Quote from ES.Dreamer:

Ammo,

Thank you for your posts, charts, and commentary, even with your ADD I read them :)

Sharing some experience...

Best place to short an inverse head and shoulder is above the neck. Especially if you don't mind a little heat.

Most of them will want to come back to the neck for a retest, this is where you can reduce risk, and if things go well, it will eventually fail to flip the neck and end up taking the shoulder and many times the head as well for new legs.

Not saying this is the case here, as you know, we never know the outcome of the markets, but I was taught to play necks this way and based on my experience and realized profits, I know of no better way. I can honestly tell you it's the herd the one who tries to buy the breakouts. Pays to think outside the box.

In other words, don't short below the neck, only above it, or you could find yourself painfully early as they are usually "designed" to trap buyers high.

ESD
 
Quote from JSSPMK:

Re - herd buys breakouts.

It's not bad, already up 70+% in 8 months. Due to headfakes & most importantly not knowing how to trade breakouts they are looked upon as a 0 edge strategy, but in my experience breakouts are a necessity as up trends need new highs & down trends new lows. Just like Ammo scales into a position, with breakouts I scale in until I hit the right one. That way you are warranted to be on right side when it breaks. Plus I increase size after every failed breakout. I only deal with daily & upwards levels.

JSSMPK,

I read your journal. If you ever catch a long consolidation, that does not break out but instead keeps faking both sides my understanding is that you could be in trouble.

On top of that, due to your martingalish sizing you are only using a very small portion of your capital correct ?

You mentioned something like 5% max pain, does that mean you are 70% up on the capital used to achieve no more than 5% max pain or 70% on all capital ? I hope you see my point you don't want to trick yourself, underleverage is also problematic as we want to move all of our capital.

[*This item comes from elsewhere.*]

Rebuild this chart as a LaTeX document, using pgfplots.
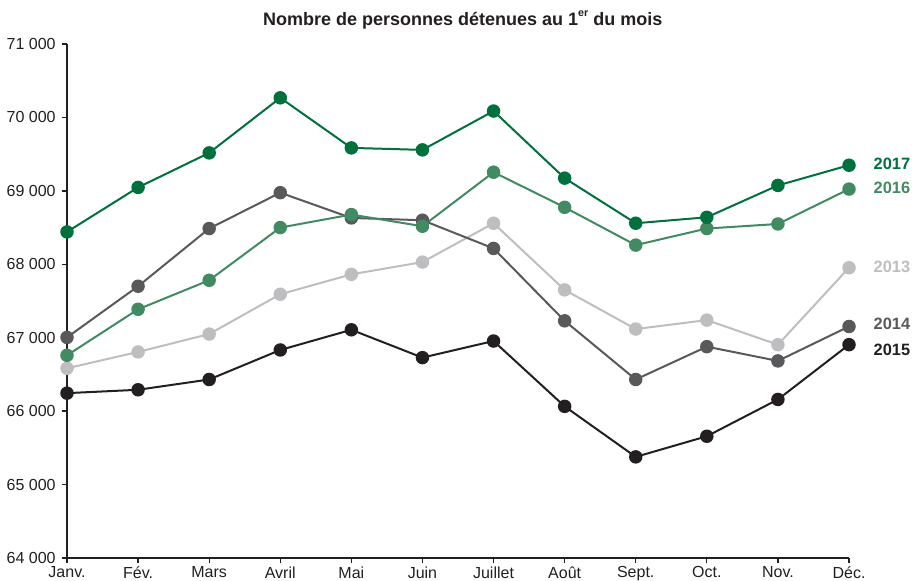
\documentclass[border=0pt]{standalone}
\usepackage{fontspec}
\setmainfont{Liberation Sans}
\usepackage{pgfplots}
\pgfplotsset{compat=1.18}
\definecolor{c2017}{HTML}{00703C}
\definecolor{c2016}{HTML}{418A62}
\definecolor{c2014}{HTML}{59595B}
\definecolor{c2013}{HTML}{BEBEC0}
\definecolor{c2015}{HTML}{231F20}
\definecolor{txt}{HTML}{231F20}
\begin{document}
\begin{tikzpicture}
\begin{axis}[
  scale only axis,
  width=586.5pt, height=385.5pt,
  xmin=0, xmax=11, ymin=64000, ymax=71000,
  clip=false,
  scaled y ticks=false,
  axis x line*=bottom, axis y line*=left,
  axis line style={line width=1.4pt, color=txt, -},
  xtick={0,...,11},
  xticklabels={Janv.,Fév.,Mars,Avril,Mai,Juin,Juillet,Août,Sept.,Oct.,Nov.,Déc.},
  ytick={64000,65000,...,71000},
  yticklabels={64 000,65 000,66 000,67 000,68 000,69 000,70 000,71 000},
  tick align=outside,
  major tick length=4pt,
  tick style={line width=1pt, color=txt},
  xtick pos=bottom, ytick pos=left,
  ticklabel style={font=\fontsize{12pt}{14pt}\selectfont, text=txt},
  yticklabel style={xshift=-1pt},
  xticklabel style={yshift=1pt},
  title={\textbf{Nombre de personnes détenues au 1\raisebox{0.45em}{\fontsize{8pt}{9pt}\selectfont er} du mois}},
  title style={at={(0.506,1)}, anchor=center, yshift=12pt, font=\fontsize{13.5pt}{15pt}\selectfont, text=txt},
  every axis plot/.append style={line width=1.5pt, mark=*, mark size=4.3pt},
]
\addplot[c2013, mark options={fill=c2013, draw=c2013}] coordinates {
(0,66584) (1,66806) (2,67050) (3,67592) (4,67863) (5,68030)
(6,68559) (7,67651) (8,67118) (9,67240) (10,66905) (11,67953)};
\addplot[c2015, mark options={fill=c2015, draw=c2015}] coordinates {
(0,66245) (1,66291) (2,66431) (3,66833) (4,67108) (5,66729)
(6,66955) (7,66065) (8,65377) (9,65658) (10,66159) (11,66905)};
\addplot[c2014, mark options={fill=c2014, draw=c2014}] coordinates {
(0,67004) (1,67701) (2,68487) (3,68975) (4,68631) (5,68600)
(6,68216) (7,67230) (8,66431) (9,66878) (10,66684) (11,67153)};
\addplot[c2016, mark options={fill=c2016, draw=c2016}] coordinates {
(0,66760) (1,67387) (2,67782) (3,68500) (4,68677) (5,68518)
(6,69254) (7,68776) (8,68261) (9,68487) (10,68549) (11,69024)};
\addplot[c2017, mark options={fill=c2017, draw=c2017}] coordinates {
(0,68441) (1,69047) (2,69517) (3,70267) (4,69585) (5,69558)
(6,70087) (7,69173) (8,68559) (9,68640) (10,69074) (11,69349)};
\node[anchor=west, text=c2017, font=\bfseries\fontsize{12.3pt}{14pt}\selectfont, xshift=15pt, yshift=1pt] at (axis cs:11,69349) {2017};
\node[anchor=west, text=c2016, font=\bfseries\fontsize{12.3pt}{14pt}\selectfont, xshift=15pt, yshift=1pt] at (axis cs:11,69024) {2016};
\node[anchor=west, text=c2013, font=\bfseries\fontsize{12.3pt}{14pt}\selectfont, xshift=15pt, yshift=1pt] at (axis cs:11,67953) {2013};
\node[anchor=west, text=c2014, font=\bfseries\fontsize{12.3pt}{14pt}\selectfont, xshift=15pt, yshift=2pt] at (axis cs:11,67153) {2014};
\node[anchor=west, text=c2015, font=\bfseries\fontsize{12.3pt}{14pt}\selectfont, xshift=15pt, yshift=-3.5pt] at (axis cs:11,66905) {2015};
\end{axis}
\pgfresetboundingbox
\path[use as bounding box] (-50.25pt,-17.25pt) rectangle (637.5pt,418.5pt);
\end{tikzpicture}
\end{document}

For what is worth, what ESD shared is pure gold. In fact, I will add the following, in downtrends fading bullish reversals is money, and in uptrends fading bearish reversals the same but only after they look "confirmed", full trap in effect. As he said, must learn to think outside the box to survive this game because as you know, it's damn brutal.
 
Quote from ES.Dreamer:

No Heat,

Thank you for those insights very interesting logic, always a pleasure to read distinct styles of trading.

I suppose you consider taking heat as opportunity hence your username?

ESD

My pleasure.

Yes, precisely, I see heat as opportunity until I realize I'm dead wrong, much like Ammo, then time to take the loss and move on to the next trade. The balance is of course obtained by letting winners run full blast, without this, you don't stand a chance.
 
Quote from JSSPMK:

Plus I increase size after every failed breakout. I only deal with daily & upwards levels.

Do you mean that if you trade a breakout and it fails, you exit the position and try again with larger size on the next attempt to break that level?
 
Quote from No.Heat:

The balance is of course obtained by letting winners run full blast, without this, you don't stand a chance.

NH, what is your technique for riding winners? Do you trail a stop, scale out, base exits on price action near major levels, exit on pushes to new highs/lows and re-enter on pullbacks, or...?
 
Quote from NoDoji:

Do you mean that if you trade a breakout and it fails, you exit the position and try again with larger size on the next attempt to break that level?

Yes but he takes the opposite side on the next trade as far as I recall from his journal posts. However, he is underusing capital a great deal, and this is a problem. For instance, if he loses 5 in a row he loses 5% of his capital, therefore, Im assuming his 70% claim is only on the chunk of the capital used for the 5 attempts and not on the full capital he used to based his max 5% risk.
 
Quote from NoDoji:

NH, what is your technique for riding winners? Do you trail a stop, scale out, base exits on price action near major levels, exit on pushes to new highs/lows and re-enter on pullbacks, or...?

I don't trail stops, I'm either wrong or I get my targets, no bullshit in the middle as this kills my expectancy.

Breakeven trades do not exist in my trading only winners and losses.